Instructions to follow —
Exactly repeat the material, dropping only the pictures.
:: Data provided
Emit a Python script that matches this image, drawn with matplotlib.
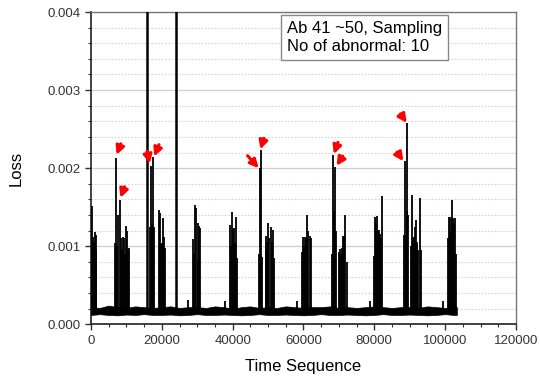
import numpy as np
import matplotlib
matplotlib.use("Agg")
import matplotlib.pyplot as plt
from matplotlib.ticker import MultipleLocator

plt.rcParams['font.family'] = ['Liberation Sans', 'DejaVu Sans']

# 基線ノイズ帯 (2500刻みで読み取った上下の包絡線)
base_x = np.arange(0, 105000, 2500)
base_upper = [2.2, 2.1, 2.4, 2.2, 2.1, 2.3, 2.2, 2.1, 2.2, 2.3, 2.1, 2.2, 2.2, 2.1,
              2.3, 2.2, 2.0, 2.2, 2.3, 2.1, 2.2, 2.1, 2.3, 2.2, 2.1, 2.2, 2.2, 2.3,
              2.1, 2.2, 2.1, 2.2, 2.3, 2.2, 2.1, 2.2, 2.2, 2.1, 2.3, 2.2, 2.1, 2.2]
base_lower = [1.2, 1.3, 1.2, 1.15, 1.25, 1.2, 1.3, 1.2, 1.2, 1.25, 1.15, 1.2, 1.3, 1.2,
              1.2, 1.25, 1.2, 1.15, 1.2, 1.3, 1.2, 1.2, 1.25, 1.2, 1.15, 1.2, 1.3, 1.2,
              1.2, 1.25, 1.2, 1.15, 1.2, 1.3, 1.2, 1.2, 1.25, 1.2, 1.15, 1.2, 1.3, 1.2]
base_end = 103300

# スパイク (x, loss)
spike_x = [100, 300, 550, 800, 1050, 1300, 1500,
           6800, 7160, 7450, 7750, 8120, 8400, 8700, 9000, 9350, 9650, 9900, 10200, 10500, 10850,
           16750, 17070, 17350, 17630, 17900,
           19150, 19450, 19750, 20050, 20300, 20550, 20850,
           27360,
           28700, 29000, 29430, 29720, 30090, 30300, 30550, 30850,
           37730,
           39150, 39450, 39810, 40100, 40380, 40650, 41040, 41250,
           47350, 47630, 47870, 48110, 48350,
           49300, 49525, 49800, 50090, 50400, 50750, 51100, 51500, 51750,
           58100,
           59650, 59900, 60200, 60450, 60800, 61050, 61300, 61750, 62050,
           68150, 68400, 68650, 68850, 69100,
           69950, 70250, 70550, 70800, 71100, 71400, 71850, 72150,
           78870,
           80000, 80200, 80500, 80700, 81000, 81300, 81600, 81800, 82250,
           88450, 88700, 88950, 89150, 89340, 89550,
           90500, 90750, 91000, 91220, 91500, 91890, 92150, 92350, 92820, 93150,
           99530,
           100800, 101000, 101300, 101550, 101800, 102050, 102300, 102550, 102750, 103100]
spike_y = [1.02, 1.51, 1.12, 1.05, 1.18, 1.15, 0.95,
           1.04, 2.13, 1.00, 1.40, 1.59, 1.10, 0.95, 1.12, 1.10, 0.90, 1.26, 1.20, 0.95, 0.98,
           1.25, 2.03, 1.30, 2.14, 1.25,
           1.47, 1.42, 1.03, 1.04, 1.36, 1.12, 0.98,
           0.31,
           1.09, 0.90, 1.53, 1.49, 1.30, 0.83, 1.26, 1.24,
           0.30,
           1.27, 1.00, 1.44, 1.22, 1.24, 1.04, 1.37, 0.85,
           0.90, 2.00, 0.88, 2.23, 0.86,
           0.95, 1.13, 1.05, 1.30, 1.10, 1.25, 1.05, 1.21, 0.85,
           0.30,
           0.92, 1.12, 1.00, 1.12, 1.10, 1.40, 1.20, 1.13, 1.10,
           0.90, 2.17, 1.45, 2.02, 1.20,
           0.92, 0.97, 0.90, 0.98, 1.13, 1.13, 1.40, 0.80,
           0.30,
           0.87, 1.37, 1.30, 1.39, 1.20, 1.21, 1.16, 1.10, 1.64,
           1.14, 2.09, 1.15, 1.45, 2.58, 1.40,
           1.00, 1.65, 1.10, 1.12, 1.25, 1.34, 1.05, 0.95, 1.62, 0.95,
           0.30,
           1.10, 1.38, 1.37, 1.20, 1.59, 1.35, 1.36, 1.30, 1.36, 0.90]

# 上限を超える2本
tall_x = [15760, 24060]
tall_y = [5.5, 5.5]

# 異常箇所の矢印 (先端位置)
arrow_x = [7250, 8300, 16600, 17830, 47350, 47830, 68580, 69340, 88200, 89150]
arrow_y = [2.17, 1.62, 2.06, 2.15, 2.00, 2.24, 2.18, 2.03, 2.09, 2.58]
arrow_off = [(3, 8), (3, 8), (-2, 9), (3.5, 8.5), (-8, 9), (2.5, 8), (3, 8.5), (4.5, 7), (-4.5, 6.5), (-4.5, 6.5)]

fig = plt.figure(figsize=(5.4, 3.78), dpi=100)
ax = fig.add_axes([0.1685, 0.142, 0.787, 0.8262])

scale = 1e-4
ax.fill_between(list(base_x) + [base_end],
                [v * scale for v in base_upper] + [base_upper[-1] * scale],
                [v * scale for v in base_lower] + [base_lower[-1] * scale],
                color="black", lw=0.5, zorder=3)
ax.vlines(spike_x, 1.3e-4, [v * 1e-3 for v in spike_y], color="black", lw=1.3, zorder=3)
ax.vlines(tall_x, 1.3e-4, [v * 1e-3 for v in tall_y], color="black", lw=1.8, zorder=3)

for x, y, off in zip(arrow_x, arrow_y, arrow_off):
    ax.annotate("", xy=(x, y * 1e-3), xytext=off, textcoords="offset points",
                arrowprops=dict(arrowstyle="-|>,head_length=0.5,head_width=0.25",
                                color="red", lw=2.2, mutation_scale=10,
                                shrinkA=0, shrinkB=0), zorder=4)

ax.set_xlim(0, 120000)
ax.set_ylim(0, 0.004)
ax.xaxis.set_major_locator(MultipleLocator(20000))
ax.xaxis.set_minor_locator(MultipleLocator(5000))
ax.yaxis.set_major_locator(MultipleLocator(0.001))
ax.yaxis.set_minor_locator(MultipleLocator(0.0002))
ax.yaxis.set_major_formatter(plt.FormatStrFormatter("%.3f"))

ax.grid(True, axis="y", which="major", color="#cfcfcf", lw=0.9, ls="-")
ax.grid(True, axis="y", which="minor", color="#d5d5d5", lw=0.8, ls=(0, (1.5, 1.5)))
ax.set_axisbelow(True)

ax.tick_params(which="major", direction="out", length=4, width=1, labelsize=9.5,
               colors="#333333", labelcolor="#333333")
ax.tick_params(which="minor", direction="out", length=2.5, width=0.8, colors="#333333")
for s in ["left", "bottom"]:
    ax.spines[s].set_color("#222222")
    ax.spines[s].set_linewidth(1.2)
for s in ["top", "right"]:
    ax.spines[s].set_color("#777777")
    ax.spines[s].set_linewidth(1.0)

ax.set_xlabel("Time Sequence", fontsize=12, labelpad=9)
ax.set_ylabel("Loss", fontsize=12, labelpad=17)

ax.text(0.462, 0.972, "Ab 41 ~50, Sampling\nNo of abnormal: 10", transform=ax.transAxes,
        fontsize=12, va="top", ha="left", linespacing=1.25, zorder=5,
        bbox=dict(boxstyle="square,pad=0.35", fc="white", ec="#888888", lw=1.0))

fig.savefig("out.png", dpi=100)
::::
Solution to this task —
Emit a Python script that matches this image, drawn with matplotlib.
import numpy as np
import matplotlib
matplotlib.use("Agg")
import matplotlib.pyplot as plt
from matplotlib.ticker import MultipleLocator

plt.rcParams['font.family'] = ['Liberation Sans', 'DejaVu Sans']

# 基線ノイズ帯 (2500刻みで読み取った上下の包絡線)
base_x = np.arange(0, 105000, 2500)
base_upper = [2.2, 2.1, 2.4, 2.2, 2.1, 2.3, 2.2, 2.1, 2.2, 2.3, 2.1, 2.2, 2.2, 2.1,
              2.3, 2.2, 2.0, 2.2, 2.3, 2.1, 2.2, 2.1, 2.3, 2.2, 2.1, 2.2, 2.2, 2.3,
              2.1, 2.2, 2.1, 2.2, 2.3, 2.2, 2.1, 2.2, 2.2, 2.1, 2.3, 2.2, 2.1, 2.2]
base_lower = [1.2, 1.3, 1.2, 1.15, 1.25, 1.2, 1.3, 1.2, 1.2, 1.25, 1.15, 1.2, 1.3, 1.2,
              1.2, 1.25, 1.2, 1.15, 1.2, 1.3, 1.2, 1.2, 1.25, 1.2, 1.15, 1.2, 1.3, 1.2,
              1.2, 1.25, 1.2, 1.15, 1.2, 1.3, 1.2, 1.2, 1.25, 1.2, 1.15, 1.2, 1.3, 1.2]
base_end = 103300

# スパイク (x, loss)
spike_x = [100, 300, 550, 800, 1050, 1300, 1500,
           6800, 7160, 7450, 7750, 8120, 8400, 8700, 9000, 9350, 9650, 9900, 10200, 10500, 10850,
           16750, 17070, 17350, 17630, 17900,
           19150, 19450, 19750, 20050, 20300, 20550, 20850,
           27360,
           28700, 29000, 29430, 29720, 30090, 30300, 30550, 30850,
           37730,
           39150, 39450, 39810, 40100, 40380, 40650, 41040, 41250,
           47350, 47630, 47870, 48110, 48350,
           49300, 49525, 49800, 50090, 50400, 50750, 51100, 51500, 51750,
           58100,
           59650, 59900, 60200, 60450, 60800, 61050, 61300, 61750, 62050,
           68150, 68400, 68650, 68850, 69100,
           69950, 70250, 70550, 70800, 71100, 71400, 71850, 72150,
           78870,
           80000, 80200, 80500, 80700, 81000, 81300, 81600, 81800, 82250,
           88450, 88700, 88950, 89150, 89340, 89550,
           90500, 90750, 91000, 91220, 91500, 91890, 92150, 92350, 92820, 93150,
           99530,
           100800, 101000, 101300, 101550, 101800, 102050, 102300, 102550, 102750, 103100]
spike_y = [1.02, 1.51, 1.12, 1.05, 1.18, 1.15, 0.95,
           1.04, 2.13, 1.00, 1.40, 1.59, 1.10, 0.95, 1.12, 1.10, 0.90, 1.26, 1.20, 0.95, 0.98,
           1.25, 2.03, 1.30, 2.14, 1.25,
           1.47, 1.42, 1.03, 1.04, 1.36, 1.12, 0.98,
           0.31,
           1.09, 0.90, 1.53, 1.49, 1.30, 0.83, 1.26, 1.24,
           0.30,
           1.27, 1.00, 1.44, 1.22, 1.24, 1.04, 1.37, 0.85,
           0.90, 2.00, 0.88, 2.23, 0.86,
           0.95, 1.13, 1.05, 1.30, 1.10, 1.25, 1.05, 1.21, 0.85,
           0.30,
           0.92, 1.12, 1.00, 1.12, 1.10, 1.40, 1.20, 1.13, 1.10,
           0.90, 2.17, 1.45, 2.02, 1.20,
           0.92, 0.97, 0.90, 0.98, 1.13, 1.13, 1.40, 0.80,
           0.30,
           0.87, 1.37, 1.30, 1.39, 1.20, 1.21, 1.16, 1.10, 1.64,
           1.14, 2.09, 1.15, 1.45, 2.58, 1.40,
           1.00, 1.65, 1.10, 1.12, 1.25, 1.34, 1.05, 0.95, 1.62, 0.95,
           0.30,
           1.10, 1.38, 1.37, 1.20, 1.59, 1.35, 1.36, 1.30, 1.36, 0.90]

# 上限を超える2本
tall_x = [15760, 24060]
tall_y = [5.5, 5.5]

# 異常箇所の矢印 (先端位置)
arrow_x = [7250, 8300, 16600, 17830, 47350, 47830, 68580, 69340, 88200, 89150]
arrow_y = [2.17, 1.62, 2.06, 2.15, 2.00, 2.24, 2.18, 2.03, 2.09, 2.58]
arrow_off = [(3, 8), (3, 8), (-2, 9), (3.5, 8.5), (-8, 9), (2.5, 8), (3, 8.5), (4.5, 7), (-4.5, 6.5), (-4.5, 6.5)]

fig = plt.figure(figsize=(5.4, 3.78), dpi=100)
ax = fig.add_axes([0.1685, 0.142, 0.787, 0.8262])

scale = 1e-4
ax.fill_between(list(base_x) + [base_end],
                [v * scale for v in base_upper] + [base_upper[-1] * scale],
                [v * scale for v in base_lower] + [base_lower[-1] * scale],
                color="black", lw=0.5, zorder=3)
ax.vlines(spike_x, 1.3e-4, [v * 1e-3 for v in spike_y], color="black", lw=1.3, zorder=3)
ax.vlines(tall_x, 1.3e-4, [v * 1e-3 for v in tall_y], color="black", lw=1.8, zorder=3)

for x, y, off in zip(arrow_x, arrow_y, arrow_off):
    ax.annotate("", xy=(x, y * 1e-3), xytext=off, textcoords="offset points",
                arrowprops=dict(arrowstyle="-|>,head_length=0.5,head_width=0.25",
                                color="red", lw=2.2, mutation_scale=10,
                                shrinkA=0, shrinkB=0), zorder=4)

ax.set_xlim(0, 120000)
ax.set_ylim(0, 0.004)
ax.xaxis.set_major_locator(MultipleLocator(20000))
ax.xaxis.set_minor_locator(MultipleLocator(5000))
ax.yaxis.set_major_locator(MultipleLocator(0.001))
ax.yaxis.set_minor_locator(MultipleLocator(0.0002))
ax.yaxis.set_major_formatter(plt.FormatStrFormatter("%.3f"))

ax.grid(True, axis="y", which="major", color="#cfcfcf", lw=0.9, ls="-")
ax.grid(True, axis="y", which="minor", color="#d5d5d5", lw=0.8, ls=(0, (1.5, 1.5)))
ax.set_axisbelow(True)

ax.tick_params(which="major", direction="out", length=4, width=1, labelsize=9.5,
               colors="#333333", labelcolor="#333333")
ax.tick_params(which="minor", direction="out", length=2.5, width=0.8, colors="#333333")
for s in ["left", "bottom"]:
    ax.spines[s].set_color("#222222")
    ax.spines[s].set_linewidth(1.2)
for s in ["top", "right"]:
    ax.spines[s].set_color("#777777")
    ax.spines[s].set_linewidth(1.0)

ax.set_xlabel("Time Sequence", fontsize=12, labelpad=9)
ax.set_ylabel("Loss", fontsize=12, labelpad=17)

ax.text(0.462, 0.972, "Ab 41 ~50, Sampling\nNo of abnormal: 10", transform=ax.transAxes,
        fontsize=12, va="top", ha="left", linespacing=1.25, zorder=5,
        bbox=dict(boxstyle="square,pad=0.35", fc="white", ec="#888888", lw=1.0))

fig.savefig("out.png", dpi=100)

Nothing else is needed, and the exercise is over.